SET EXERCISE: Copy, exactly as written, the lines that begin at the one containing "Clone this chart in Chart.js." and end at the one containing "1.5, 0, 0, 0, 0];". Skip any pictures in the data below.

/---

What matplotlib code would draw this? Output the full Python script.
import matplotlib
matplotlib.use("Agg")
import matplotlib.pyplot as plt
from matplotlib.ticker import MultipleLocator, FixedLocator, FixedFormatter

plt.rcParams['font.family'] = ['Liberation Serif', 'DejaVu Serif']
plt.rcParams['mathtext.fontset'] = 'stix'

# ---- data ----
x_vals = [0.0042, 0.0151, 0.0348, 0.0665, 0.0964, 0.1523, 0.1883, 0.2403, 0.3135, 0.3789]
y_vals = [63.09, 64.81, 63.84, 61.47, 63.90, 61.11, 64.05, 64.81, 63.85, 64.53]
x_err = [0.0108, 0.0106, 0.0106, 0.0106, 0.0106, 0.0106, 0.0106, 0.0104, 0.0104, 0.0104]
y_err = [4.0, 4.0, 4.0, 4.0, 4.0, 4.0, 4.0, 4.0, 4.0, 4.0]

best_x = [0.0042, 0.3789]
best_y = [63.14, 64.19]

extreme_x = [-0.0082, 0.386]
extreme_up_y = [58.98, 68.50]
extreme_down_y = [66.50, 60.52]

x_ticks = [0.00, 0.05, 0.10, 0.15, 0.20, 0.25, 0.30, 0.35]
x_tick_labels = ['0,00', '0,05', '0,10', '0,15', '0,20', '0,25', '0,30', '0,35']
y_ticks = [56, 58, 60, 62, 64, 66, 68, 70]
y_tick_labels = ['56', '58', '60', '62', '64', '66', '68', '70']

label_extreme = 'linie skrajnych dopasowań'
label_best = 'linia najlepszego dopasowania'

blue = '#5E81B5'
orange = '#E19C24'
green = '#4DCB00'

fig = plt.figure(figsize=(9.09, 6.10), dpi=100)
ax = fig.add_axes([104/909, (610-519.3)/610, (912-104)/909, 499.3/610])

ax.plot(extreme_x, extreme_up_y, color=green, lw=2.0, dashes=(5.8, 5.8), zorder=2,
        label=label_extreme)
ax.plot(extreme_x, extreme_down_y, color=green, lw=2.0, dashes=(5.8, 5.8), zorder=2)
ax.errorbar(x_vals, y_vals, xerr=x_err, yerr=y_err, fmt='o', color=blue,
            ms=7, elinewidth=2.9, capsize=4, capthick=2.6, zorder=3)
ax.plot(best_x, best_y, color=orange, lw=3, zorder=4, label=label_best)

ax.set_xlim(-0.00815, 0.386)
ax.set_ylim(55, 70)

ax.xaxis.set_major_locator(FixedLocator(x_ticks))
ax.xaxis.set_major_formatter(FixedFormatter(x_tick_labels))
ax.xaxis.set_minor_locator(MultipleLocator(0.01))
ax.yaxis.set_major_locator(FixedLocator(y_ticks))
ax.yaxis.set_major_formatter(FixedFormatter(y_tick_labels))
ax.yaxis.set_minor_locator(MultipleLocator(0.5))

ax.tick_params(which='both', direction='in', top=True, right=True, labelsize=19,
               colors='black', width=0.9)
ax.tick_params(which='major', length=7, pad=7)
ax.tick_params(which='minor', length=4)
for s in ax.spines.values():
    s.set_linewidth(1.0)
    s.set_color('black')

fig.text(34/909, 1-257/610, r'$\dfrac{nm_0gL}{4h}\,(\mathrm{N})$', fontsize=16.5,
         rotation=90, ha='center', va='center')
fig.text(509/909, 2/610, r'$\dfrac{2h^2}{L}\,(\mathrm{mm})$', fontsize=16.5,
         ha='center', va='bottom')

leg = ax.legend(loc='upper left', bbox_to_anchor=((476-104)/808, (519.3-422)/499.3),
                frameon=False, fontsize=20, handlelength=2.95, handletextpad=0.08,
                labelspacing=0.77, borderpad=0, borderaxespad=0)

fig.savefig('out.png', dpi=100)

\---
/---

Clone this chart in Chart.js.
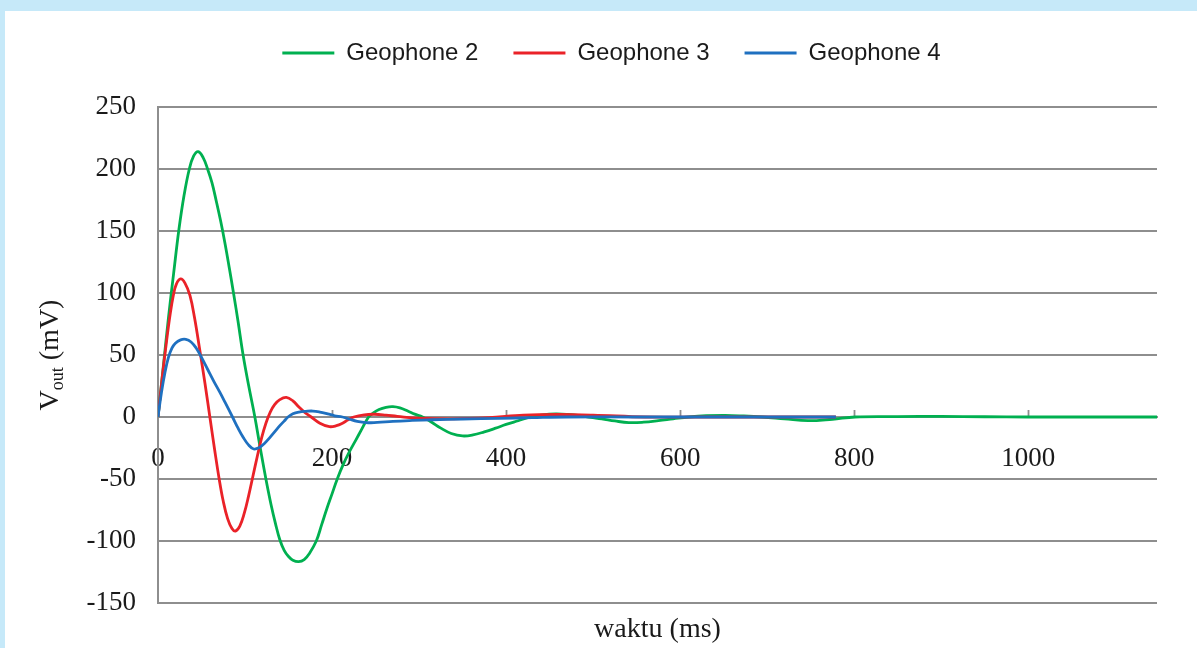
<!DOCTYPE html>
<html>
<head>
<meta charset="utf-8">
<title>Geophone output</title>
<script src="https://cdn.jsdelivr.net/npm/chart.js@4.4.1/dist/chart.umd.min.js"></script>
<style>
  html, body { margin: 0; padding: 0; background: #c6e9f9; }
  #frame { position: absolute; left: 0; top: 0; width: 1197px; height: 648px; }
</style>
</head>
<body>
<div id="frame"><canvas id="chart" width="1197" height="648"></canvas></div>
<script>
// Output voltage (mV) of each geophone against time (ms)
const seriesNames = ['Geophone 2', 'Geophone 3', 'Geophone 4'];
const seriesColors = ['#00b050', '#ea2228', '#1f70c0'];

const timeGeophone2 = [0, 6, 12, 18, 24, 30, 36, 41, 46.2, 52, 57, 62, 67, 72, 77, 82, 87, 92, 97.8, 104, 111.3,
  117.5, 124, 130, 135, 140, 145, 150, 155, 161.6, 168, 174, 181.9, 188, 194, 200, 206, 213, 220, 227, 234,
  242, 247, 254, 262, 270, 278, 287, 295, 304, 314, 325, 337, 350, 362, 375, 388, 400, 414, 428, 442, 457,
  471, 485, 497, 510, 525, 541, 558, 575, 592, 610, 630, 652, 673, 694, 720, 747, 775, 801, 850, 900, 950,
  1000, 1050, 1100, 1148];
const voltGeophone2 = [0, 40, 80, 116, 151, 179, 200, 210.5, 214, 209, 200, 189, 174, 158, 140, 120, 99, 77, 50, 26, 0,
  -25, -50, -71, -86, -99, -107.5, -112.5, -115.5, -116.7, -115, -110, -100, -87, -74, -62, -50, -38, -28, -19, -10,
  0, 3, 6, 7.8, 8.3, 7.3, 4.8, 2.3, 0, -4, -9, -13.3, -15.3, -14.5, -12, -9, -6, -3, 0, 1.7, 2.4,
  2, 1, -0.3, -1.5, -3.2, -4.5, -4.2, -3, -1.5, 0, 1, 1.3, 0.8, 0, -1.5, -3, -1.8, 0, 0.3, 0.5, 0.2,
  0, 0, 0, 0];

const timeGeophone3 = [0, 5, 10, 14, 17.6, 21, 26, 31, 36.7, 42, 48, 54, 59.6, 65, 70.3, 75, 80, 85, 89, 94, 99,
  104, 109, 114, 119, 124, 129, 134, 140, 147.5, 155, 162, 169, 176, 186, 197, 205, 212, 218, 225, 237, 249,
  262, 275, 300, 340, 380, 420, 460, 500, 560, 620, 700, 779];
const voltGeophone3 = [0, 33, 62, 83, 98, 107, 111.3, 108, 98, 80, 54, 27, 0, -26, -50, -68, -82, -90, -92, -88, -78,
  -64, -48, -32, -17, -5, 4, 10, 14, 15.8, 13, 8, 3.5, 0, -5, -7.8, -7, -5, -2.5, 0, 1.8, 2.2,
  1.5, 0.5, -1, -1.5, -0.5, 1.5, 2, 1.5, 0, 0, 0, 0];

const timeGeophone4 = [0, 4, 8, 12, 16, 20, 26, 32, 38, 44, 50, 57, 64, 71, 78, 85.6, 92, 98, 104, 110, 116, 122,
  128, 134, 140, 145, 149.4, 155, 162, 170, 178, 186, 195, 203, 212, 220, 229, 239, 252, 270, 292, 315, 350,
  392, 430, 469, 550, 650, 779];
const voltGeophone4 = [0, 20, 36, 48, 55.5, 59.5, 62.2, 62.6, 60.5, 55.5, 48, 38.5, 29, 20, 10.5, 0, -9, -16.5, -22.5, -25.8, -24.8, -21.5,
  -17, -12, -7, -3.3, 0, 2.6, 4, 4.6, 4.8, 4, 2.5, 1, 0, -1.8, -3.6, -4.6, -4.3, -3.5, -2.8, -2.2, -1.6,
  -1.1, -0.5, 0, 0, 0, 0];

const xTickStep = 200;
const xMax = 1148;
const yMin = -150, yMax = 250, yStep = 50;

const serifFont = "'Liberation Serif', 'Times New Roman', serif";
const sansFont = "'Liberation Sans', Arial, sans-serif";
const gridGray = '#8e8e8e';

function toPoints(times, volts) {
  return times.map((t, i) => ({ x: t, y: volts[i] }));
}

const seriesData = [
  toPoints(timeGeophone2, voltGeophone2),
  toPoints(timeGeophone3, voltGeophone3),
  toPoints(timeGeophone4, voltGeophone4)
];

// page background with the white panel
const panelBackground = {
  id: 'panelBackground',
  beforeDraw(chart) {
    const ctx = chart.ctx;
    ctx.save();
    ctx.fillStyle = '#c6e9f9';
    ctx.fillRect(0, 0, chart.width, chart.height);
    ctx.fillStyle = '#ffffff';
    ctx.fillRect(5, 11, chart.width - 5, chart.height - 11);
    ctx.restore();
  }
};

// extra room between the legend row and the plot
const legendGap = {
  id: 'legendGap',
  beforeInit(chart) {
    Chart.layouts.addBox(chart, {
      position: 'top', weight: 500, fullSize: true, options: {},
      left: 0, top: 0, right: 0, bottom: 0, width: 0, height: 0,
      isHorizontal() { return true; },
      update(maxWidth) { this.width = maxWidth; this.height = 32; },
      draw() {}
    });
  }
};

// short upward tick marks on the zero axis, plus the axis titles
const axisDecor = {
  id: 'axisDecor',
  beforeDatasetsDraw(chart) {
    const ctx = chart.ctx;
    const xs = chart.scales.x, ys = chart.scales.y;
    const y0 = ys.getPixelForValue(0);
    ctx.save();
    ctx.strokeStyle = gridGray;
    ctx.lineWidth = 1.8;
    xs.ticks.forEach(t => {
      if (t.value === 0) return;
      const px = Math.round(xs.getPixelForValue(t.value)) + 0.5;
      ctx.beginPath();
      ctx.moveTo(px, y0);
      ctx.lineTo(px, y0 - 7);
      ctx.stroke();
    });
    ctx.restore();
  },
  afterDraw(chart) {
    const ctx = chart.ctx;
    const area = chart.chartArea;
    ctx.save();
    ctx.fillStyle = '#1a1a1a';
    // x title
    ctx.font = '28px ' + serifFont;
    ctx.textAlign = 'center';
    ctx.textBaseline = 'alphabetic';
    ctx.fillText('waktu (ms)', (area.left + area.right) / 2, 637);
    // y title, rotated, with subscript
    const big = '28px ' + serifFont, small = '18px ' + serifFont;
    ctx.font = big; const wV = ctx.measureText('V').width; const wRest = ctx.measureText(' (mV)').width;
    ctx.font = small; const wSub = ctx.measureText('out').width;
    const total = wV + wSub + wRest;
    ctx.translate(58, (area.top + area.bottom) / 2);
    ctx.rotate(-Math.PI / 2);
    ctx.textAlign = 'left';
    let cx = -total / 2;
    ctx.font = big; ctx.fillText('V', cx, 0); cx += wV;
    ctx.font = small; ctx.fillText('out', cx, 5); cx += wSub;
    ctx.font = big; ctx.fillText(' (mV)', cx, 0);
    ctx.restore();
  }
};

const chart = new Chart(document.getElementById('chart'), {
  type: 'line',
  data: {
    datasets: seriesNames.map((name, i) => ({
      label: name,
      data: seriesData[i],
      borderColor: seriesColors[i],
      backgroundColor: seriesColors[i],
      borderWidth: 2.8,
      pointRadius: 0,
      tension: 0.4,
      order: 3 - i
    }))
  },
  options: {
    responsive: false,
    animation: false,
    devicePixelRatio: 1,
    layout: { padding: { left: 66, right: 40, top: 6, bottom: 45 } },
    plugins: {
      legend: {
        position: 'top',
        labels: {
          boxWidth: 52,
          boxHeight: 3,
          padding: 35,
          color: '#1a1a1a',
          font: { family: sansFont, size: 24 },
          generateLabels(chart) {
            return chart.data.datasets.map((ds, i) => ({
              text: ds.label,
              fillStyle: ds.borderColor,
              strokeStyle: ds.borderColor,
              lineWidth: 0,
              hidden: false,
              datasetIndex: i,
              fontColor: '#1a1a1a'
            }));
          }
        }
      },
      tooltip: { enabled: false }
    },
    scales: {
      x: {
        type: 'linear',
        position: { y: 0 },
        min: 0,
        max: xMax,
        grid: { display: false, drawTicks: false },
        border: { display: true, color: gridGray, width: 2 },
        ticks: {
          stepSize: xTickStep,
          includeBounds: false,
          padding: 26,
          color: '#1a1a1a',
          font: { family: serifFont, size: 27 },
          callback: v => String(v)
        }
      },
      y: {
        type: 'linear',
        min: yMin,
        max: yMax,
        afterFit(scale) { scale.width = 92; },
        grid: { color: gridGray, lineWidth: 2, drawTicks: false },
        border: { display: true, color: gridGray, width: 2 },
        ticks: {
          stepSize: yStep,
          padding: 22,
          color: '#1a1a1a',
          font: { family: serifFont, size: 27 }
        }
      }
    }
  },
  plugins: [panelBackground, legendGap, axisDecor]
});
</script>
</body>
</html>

\---

EXERCISE OUTPUT:
Clone this chart in Chart.js.
<!DOCTYPE html>
<html>
<head>
<meta charset="utf-8">
<title>Geophone output</title>
<script src="https://cdn.jsdelivr.net/npm/chart.js@4.4.1/dist/chart.umd.min.js"></script>
<style>
  html, body { margin: 0; padding: 0; background: #c6e9f9; }
  #frame { position: absolute; left: 0; top: 0; width: 1197px; height: 648px; }
</style>
</head>
<body>
<div id="frame"><canvas id="chart" width="1197" height="648"></canvas></div>
<script>
// Output voltage (mV) of each geophone against time (ms)
const seriesNames = ['Geophone 2', 'Geophone 3', 'Geophone 4'];
const seriesColors = ['#00b050', '#ea2228', '#1f70c0'];

const timeGeophone2 = [0, 6, 12, 18, 24, 30, 36, 41, 46.2, 52, 57, 62, 67, 72, 77, 82, 87, 92, 97.8, 104, 111.3,
  117.5, 124, 130, 135, 140, 145, 150, 155, 161.6, 168, 174, 181.9, 188, 194, 200, 206, 213, 220, 227, 234,
  242, 247, 254, 262, 270, 278, 287, 295, 304, 314, 325, 337, 350, 362, 375, 388, 400, 414, 428, 442, 457,
  471, 485, 497, 510, 525, 541, 558, 575, 592, 610, 630, 652, 673, 694, 720, 747, 775, 801, 850, 900, 950,
  1000, 1050, 1100, 1148];
const voltGeophone2 = [0, 40, 80, 116, 151, 179, 200, 210.5, 214, 209, 200, 189, 174, 158, 140, 120, 99, 77, 50, 26, 0,
  -25, -50, -71, -86, -99, -107.5, -112.5, -115.5, -116.7, -115, -110, -100, -87, -74, -62, -50, -38, -28, -19, -10,
  0, 3, 6, 7.8, 8.3, 7.3, 4.8, 2.3, 0, -4, -9, -13.3, -15.3, -14.5, -12, -9, -6, -3, 0, 1.7, 2.4,
  2, 1, -0.3, -1.5, -3.2, -4.5, -4.2, -3, -1.5, 0, 1, 1.3, 0.8, 0, -1.5, -3, -1.8, 0, 0.3, 0.5, 0.2,
  0, 0, 0, 0];

const timeGeophone3 = [0, 5, 10, 14, 17.6, 21, 26, 31, 36.7, 42, 48, 54, 59.6, 65, 70.3, 75, 80, 85, 89, 94, 99,
  104, 109, 114, 119, 124, 129, 134, 140, 147.5, 155, 162, 169, 176, 186, 197, 205, 212, 218, 225, 237, 249,
  262, 275, 300, 340, 380, 420, 460, 500, 560, 620, 700, 779];
const voltGeophone3 = [0, 33, 62, 83, 98, 107, 111.3, 108, 98, 80, 54, 27, 0, -26, -50, -68, -82, -90, -92, -88, -78,
  -64, -48, -32, -17, -5, 4, 10, 14, 15.8, 13, 8, 3.5, 0, -5, -7.8, -7, -5, -2.5, 0, 1.8, 2.2,
  1.5, 0.5, -1, -1.5, -0.5, 1.5, 2, 1.5, 0, 0, 0, 0];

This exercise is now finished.